Coke In Your Faucet? - Douglas Daft, executive - Interview
Progressive, The, August, 2001 by Sonia Shah
Bringing new meaning to the term "leaky faucet," Coca-Cola recently announced the development of a system to bring Coke into consumers' homes via a tap on the kitchen sink. This would fulfill former CEO Roberto Goizueta's dream that the "C" on the cold tap would come to stand for "Coke."
In an exclusive interview with London's Sunday Times in March, current CEO Douglas Daft said the company's innovations unit in New York had developed a prototype for the home Coke-on-tap system.
"You would have water mixing automatically with the concentrate and then connect it all up so that when you turn on your tap, you have Coke at home," explained Daft. Local water would be pumped through a purifier to remove regional differences in flavor, then carbonated and mixed with syrup right at the tap. "There's a lot more to it than that to ensure quality, and it has to be a sealed unit so people can't alter the formula to destroy the value of the brand," Daft added.
Coke has no current plans to sell the units and refused to provide me with more details. Rival drink companies criticized the idea as unrealistic and unnecessary, but Coke is undeterred.

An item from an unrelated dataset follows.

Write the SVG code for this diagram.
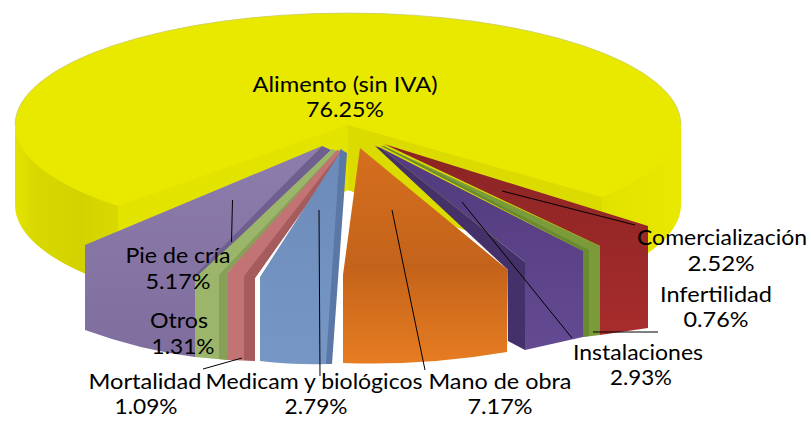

Coca-Cola has long had aspirations to replace water with its sugary beverages. Goizueta, who was CEO from 1981 to 1997, proclaimed in 1986 that "right now, the United States, people consume more soft drinks than any other liquid--including ordinary tap water. If we take full advantage of our opportunities, someday, not too many years into our second century, we will see the same wave catching on in market after market, until, eventually, the number one beverage on Earth will be soft drinks--our soft drinks," according to Mark Pendergrast's For God, Country, and Coca-Cola (Basic Books, 2000).
Or, as the company's 2000 annual report notes, "We're redefining how consumers get hydrated."
With its latest idea, Coca-Cola would more than ever be pitting what Michael Jacobson of the Center for Science in the Public Interest has called "liquid candy" against drinking water. But that would be just an extension of the battle Coke has been waging to slake humanity's thirst.
Coca-Cola dominates almost half of the global soft drink market and makes more than three-quarters of its income from overseas sales, according to Coke spokesperson Rob Baskin. Last year, sales growth of its flagship cola in Asia outstripped the company's overall growth. In the first quarter of 2001, Coke sales grew ten times faster in Asia and Africa than in North America, the company said.
There is a huge "potential for significant expansion" in non-Western markets, Daft said in an April 18 company press release.
"Our universe is infinite," wrote Goizueta in the company's 1995 annual report. "We, ourselves, are the key variable in just how much of it we capture."
Pendergrast cites numerous examples of Coke officials pining over the "sweat belt," which they define as those hot, poor countries where Islam and other religions forbid the consumption of alcoholic drinks. But to increase its sales in the Third World market, Coke will have to seize large amounts of what governments around the world have yet to secure--clean, safe, drinking water. According to a November 2000 report on the global water supply by the World Health Organization and UNICEF, more than one billion people around the world don't have access to safe drinking water. To remedy this global dessication, the World Bank has taken steps to lure for-profit corporations into buying the world's ailing water supply systems, much to the chagrin of anti-globalization and human rights activists.
"It is to the benefit of companies like Coca-Cola to allow the quality of water to decline," says Maude Barlow, author of Blue Gold: The Global Water Crisis and the Commodification of the World's Water Supply (International Forum on Globalization, 1999). The company has the bucks to buy water licenses and thus can turn much-needed "blue gold" into its nutritionally valueless soda. "Then the only real alternative for many people are their products," Barlow says.
As the World Bank insists that countries privatize their water distribution, the price of water skyrockets. The ill-fated 1999 privatization of the water supply in Cochabamba, Bolivia, for instance, resulted in water prices that would have absorbed more than half the annual income of local residents. In many parts of the developing world today, says Barlow, people are spending from one-third to one-half of their incomes on obtaining water.
The price of a soft drink--always available, always Coca-Cola--may not look so bad under such circumstances. The vast majority of soft drinks in India are consumed by middle and low income people in small towns and villages, not by richer urbanites, according to a recent study by the New Delhi-based National Council for Applied Economic Research entitled "Economic Contributions of the Soft Drink Industry." These people have widespread access to soft drinks and perceive them to serve "functional needs of thirst-quenching, rehydration, safety, and hygiene," reported the Hindustan Times.